Hello! I have made huge progress in improving my marriage by applying Brooke’s principles. I loved her podcast about teaching us to “love a fly”, and I am working hard on “throwing out the manual”.
My husband appears to me to be frequently irritable and non-communicative. He says it is because “work wears him out, and he is an introvert, and he is comfortable with how he is”. I am trying to throw out the manual (‘My husband should make an effort at least a few times a week to be present”) and I realize I could change my thoughts- “I love how my husband is”, “I am lucky to have such a quiet husband”, “A plus side of this is that he asks so little of me”.

Underlying thoughts that I am aware of are also, “Can he please use a little effort?”, “He is being lazy and easy on himself- at what point is it normal politeness to greet your wife and exert yourself a little to appear civil?”

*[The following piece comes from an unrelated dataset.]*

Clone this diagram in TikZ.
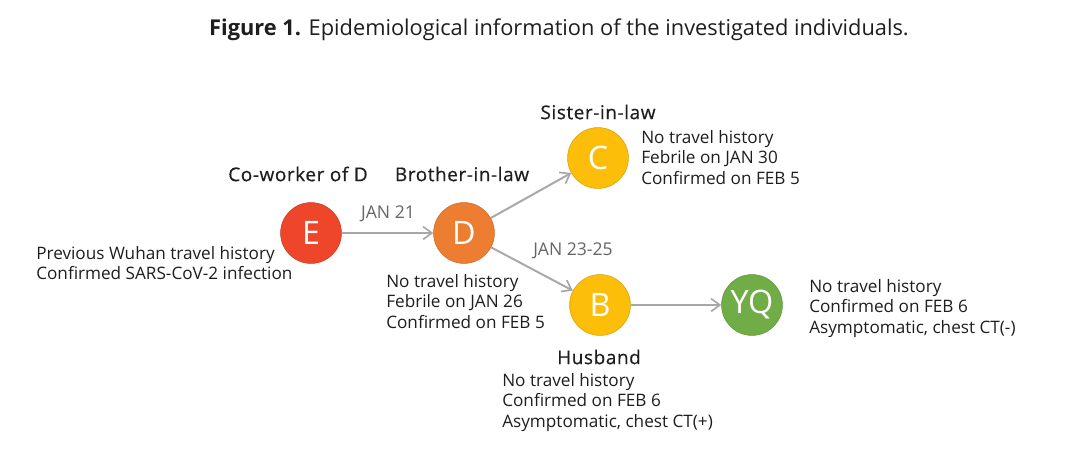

I realize that it is possible to make the decision to love him completely and accept him completely as he is right now. I have practiced this for over a year now and can usually feel neutral about him as a circumstance. However, I would still prefer it if he would make an effort a few times a week (for example, 3 times a week) to engage and be present and nice, and to treat me with the same interest and engagement that I hear him treating his work colleagues. So, I guess I still have a manual! What are my next steps as far as my own agency to create a life that feels right? I realize that I can continue to live like this (I am getting much more comfortable with it) or I can choose to live alone. Are there any middle steps to communicate with wisdom and love to my husband about my wants? One of my friends has said, “Don’t leave him just because you are too scared to tell him some of your wants for his behavior”.

What is Brooke’s advice for communicating “wants” in a productive, loving, honest way? Thank you!